## REQUIREMENT
In the listing below, find the line holding "Give me the matplotlib source for this chart." and the line holding "plt.rcParams['mathtext.it'] = 'Liberation". Write out those two lines and all lines between, exactly, and nothing more.

(Dataset rows)
## begin

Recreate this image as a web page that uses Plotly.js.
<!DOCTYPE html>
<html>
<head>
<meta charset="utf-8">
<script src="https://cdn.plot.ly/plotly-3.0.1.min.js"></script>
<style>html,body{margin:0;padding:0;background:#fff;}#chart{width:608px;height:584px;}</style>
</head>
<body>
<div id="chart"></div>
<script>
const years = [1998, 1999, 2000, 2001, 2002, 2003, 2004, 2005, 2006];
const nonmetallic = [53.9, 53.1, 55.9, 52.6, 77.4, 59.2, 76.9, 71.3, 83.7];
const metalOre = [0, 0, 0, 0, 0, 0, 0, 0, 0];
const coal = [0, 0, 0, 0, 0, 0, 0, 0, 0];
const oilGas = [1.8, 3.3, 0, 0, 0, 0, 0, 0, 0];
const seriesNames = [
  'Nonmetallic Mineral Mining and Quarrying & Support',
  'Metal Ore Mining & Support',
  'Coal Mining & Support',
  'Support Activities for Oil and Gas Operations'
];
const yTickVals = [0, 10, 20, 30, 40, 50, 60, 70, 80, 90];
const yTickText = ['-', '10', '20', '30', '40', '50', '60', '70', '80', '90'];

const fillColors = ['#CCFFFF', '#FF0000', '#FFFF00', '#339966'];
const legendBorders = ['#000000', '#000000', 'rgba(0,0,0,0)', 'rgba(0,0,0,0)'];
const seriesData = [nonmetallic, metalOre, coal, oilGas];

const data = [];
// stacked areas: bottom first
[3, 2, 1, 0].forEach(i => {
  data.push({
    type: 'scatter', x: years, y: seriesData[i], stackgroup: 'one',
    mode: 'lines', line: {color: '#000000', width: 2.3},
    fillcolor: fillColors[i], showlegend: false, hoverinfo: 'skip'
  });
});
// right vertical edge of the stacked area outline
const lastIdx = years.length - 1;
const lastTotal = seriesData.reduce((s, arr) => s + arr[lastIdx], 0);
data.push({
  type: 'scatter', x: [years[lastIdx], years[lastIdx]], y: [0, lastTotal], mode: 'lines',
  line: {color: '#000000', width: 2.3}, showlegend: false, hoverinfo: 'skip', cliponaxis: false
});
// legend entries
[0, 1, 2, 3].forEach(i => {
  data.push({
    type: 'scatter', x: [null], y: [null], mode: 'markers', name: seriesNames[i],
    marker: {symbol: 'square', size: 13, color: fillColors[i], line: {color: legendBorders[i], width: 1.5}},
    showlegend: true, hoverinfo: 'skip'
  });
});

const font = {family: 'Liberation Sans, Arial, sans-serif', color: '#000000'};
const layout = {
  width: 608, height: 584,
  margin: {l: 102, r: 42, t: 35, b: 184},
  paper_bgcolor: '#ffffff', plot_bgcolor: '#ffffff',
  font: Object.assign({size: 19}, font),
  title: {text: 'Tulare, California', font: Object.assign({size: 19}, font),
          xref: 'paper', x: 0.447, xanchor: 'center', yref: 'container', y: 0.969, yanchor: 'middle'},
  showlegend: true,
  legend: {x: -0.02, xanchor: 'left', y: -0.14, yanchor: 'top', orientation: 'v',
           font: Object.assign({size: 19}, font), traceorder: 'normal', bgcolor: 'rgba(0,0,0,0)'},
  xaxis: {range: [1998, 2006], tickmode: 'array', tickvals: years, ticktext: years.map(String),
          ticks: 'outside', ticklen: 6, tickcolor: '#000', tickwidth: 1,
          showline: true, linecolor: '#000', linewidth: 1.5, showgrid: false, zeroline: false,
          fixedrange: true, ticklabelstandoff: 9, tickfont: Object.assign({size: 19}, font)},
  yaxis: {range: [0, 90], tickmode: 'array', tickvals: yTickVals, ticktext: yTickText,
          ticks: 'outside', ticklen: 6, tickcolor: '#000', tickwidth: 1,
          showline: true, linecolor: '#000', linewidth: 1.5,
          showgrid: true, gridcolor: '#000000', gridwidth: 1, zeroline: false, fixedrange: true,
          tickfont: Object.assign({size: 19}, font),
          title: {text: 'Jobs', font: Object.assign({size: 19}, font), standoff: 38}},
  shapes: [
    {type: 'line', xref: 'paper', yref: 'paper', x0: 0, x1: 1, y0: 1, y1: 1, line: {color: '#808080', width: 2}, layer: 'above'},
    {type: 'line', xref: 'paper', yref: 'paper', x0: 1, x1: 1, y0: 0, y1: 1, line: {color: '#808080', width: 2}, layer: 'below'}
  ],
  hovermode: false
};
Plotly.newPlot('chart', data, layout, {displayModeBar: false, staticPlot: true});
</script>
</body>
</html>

## end
## begin

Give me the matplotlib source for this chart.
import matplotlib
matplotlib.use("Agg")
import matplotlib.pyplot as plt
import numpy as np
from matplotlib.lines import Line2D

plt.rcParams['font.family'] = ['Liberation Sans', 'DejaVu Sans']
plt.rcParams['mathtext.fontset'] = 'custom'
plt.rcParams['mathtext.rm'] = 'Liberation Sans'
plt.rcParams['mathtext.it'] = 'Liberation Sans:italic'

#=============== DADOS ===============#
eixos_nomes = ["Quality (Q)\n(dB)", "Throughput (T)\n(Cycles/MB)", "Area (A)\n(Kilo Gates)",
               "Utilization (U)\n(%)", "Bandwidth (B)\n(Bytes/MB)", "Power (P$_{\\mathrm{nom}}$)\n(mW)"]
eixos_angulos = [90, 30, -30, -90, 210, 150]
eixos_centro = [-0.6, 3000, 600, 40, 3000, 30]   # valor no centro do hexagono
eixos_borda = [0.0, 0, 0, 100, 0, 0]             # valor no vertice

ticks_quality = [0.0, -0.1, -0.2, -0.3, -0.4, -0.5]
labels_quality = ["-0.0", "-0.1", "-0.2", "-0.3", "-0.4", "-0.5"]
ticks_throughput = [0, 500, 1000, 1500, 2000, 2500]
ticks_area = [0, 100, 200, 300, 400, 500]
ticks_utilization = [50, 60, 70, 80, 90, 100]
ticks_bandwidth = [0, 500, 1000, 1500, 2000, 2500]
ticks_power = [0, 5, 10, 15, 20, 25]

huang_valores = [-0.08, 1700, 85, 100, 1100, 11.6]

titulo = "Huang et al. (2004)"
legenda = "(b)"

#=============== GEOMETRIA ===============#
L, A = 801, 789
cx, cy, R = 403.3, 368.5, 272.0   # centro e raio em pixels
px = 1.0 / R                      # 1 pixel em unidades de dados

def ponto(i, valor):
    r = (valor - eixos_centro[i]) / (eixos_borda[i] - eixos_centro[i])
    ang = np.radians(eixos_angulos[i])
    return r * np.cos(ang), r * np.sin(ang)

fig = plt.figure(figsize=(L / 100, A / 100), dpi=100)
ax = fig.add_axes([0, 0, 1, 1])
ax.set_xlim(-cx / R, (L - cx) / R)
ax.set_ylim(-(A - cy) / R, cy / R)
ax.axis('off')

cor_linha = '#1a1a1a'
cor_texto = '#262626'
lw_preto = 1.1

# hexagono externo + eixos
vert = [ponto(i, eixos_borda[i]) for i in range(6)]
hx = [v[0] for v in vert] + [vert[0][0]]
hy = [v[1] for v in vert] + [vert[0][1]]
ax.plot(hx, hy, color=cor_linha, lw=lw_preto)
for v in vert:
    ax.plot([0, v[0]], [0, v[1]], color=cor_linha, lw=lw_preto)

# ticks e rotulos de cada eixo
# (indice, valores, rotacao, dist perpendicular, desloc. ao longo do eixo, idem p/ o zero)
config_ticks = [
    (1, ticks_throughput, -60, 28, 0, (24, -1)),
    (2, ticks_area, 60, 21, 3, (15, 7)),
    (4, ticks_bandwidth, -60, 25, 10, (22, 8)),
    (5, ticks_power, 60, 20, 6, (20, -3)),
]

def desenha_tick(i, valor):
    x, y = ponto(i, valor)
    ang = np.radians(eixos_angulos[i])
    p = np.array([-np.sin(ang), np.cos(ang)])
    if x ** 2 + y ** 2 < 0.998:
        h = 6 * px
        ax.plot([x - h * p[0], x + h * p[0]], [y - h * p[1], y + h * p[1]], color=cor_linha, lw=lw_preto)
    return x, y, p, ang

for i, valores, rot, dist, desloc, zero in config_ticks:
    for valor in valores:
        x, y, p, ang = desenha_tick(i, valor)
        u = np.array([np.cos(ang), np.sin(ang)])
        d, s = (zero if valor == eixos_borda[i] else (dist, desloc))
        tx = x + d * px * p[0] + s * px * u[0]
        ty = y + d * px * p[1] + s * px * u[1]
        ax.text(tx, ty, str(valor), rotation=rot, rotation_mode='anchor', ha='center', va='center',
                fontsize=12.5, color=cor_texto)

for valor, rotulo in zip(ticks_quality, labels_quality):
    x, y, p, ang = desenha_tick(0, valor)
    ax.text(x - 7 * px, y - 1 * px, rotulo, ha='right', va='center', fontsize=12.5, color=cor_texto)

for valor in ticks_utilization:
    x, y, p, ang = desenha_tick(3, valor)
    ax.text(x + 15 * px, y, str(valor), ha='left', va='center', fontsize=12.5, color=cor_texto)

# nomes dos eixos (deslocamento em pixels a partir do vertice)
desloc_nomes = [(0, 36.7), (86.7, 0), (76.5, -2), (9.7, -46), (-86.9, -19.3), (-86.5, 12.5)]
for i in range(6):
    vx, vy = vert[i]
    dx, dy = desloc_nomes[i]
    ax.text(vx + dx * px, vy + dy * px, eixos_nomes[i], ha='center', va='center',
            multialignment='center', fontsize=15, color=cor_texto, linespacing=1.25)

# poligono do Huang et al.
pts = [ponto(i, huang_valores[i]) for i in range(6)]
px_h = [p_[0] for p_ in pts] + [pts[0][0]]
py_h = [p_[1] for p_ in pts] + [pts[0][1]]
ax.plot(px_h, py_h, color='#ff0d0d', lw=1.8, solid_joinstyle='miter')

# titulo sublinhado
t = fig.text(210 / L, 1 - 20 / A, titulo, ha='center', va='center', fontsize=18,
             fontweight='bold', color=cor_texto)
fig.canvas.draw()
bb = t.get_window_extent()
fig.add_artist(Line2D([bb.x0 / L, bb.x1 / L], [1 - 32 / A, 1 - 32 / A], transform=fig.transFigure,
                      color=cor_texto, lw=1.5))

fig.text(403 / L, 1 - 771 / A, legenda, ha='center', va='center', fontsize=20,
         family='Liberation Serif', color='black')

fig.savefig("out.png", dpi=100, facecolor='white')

## end

## RESPONSE BELOW
Give me the matplotlib source for this chart.
import matplotlib
matplotlib.use("Agg")
import matplotlib.pyplot as plt
import numpy as np
from matplotlib.lines import Line2D

plt.rcParams['font.family'] = ['Liberation Sans', 'DejaVu Sans']
plt.rcParams['mathtext.fontset'] = 'custom'
plt.rcParams['mathtext.rm'] = 'Liberation Sans'
plt.rcParams['mathtext.it'] = 'Liberation Sans:italic'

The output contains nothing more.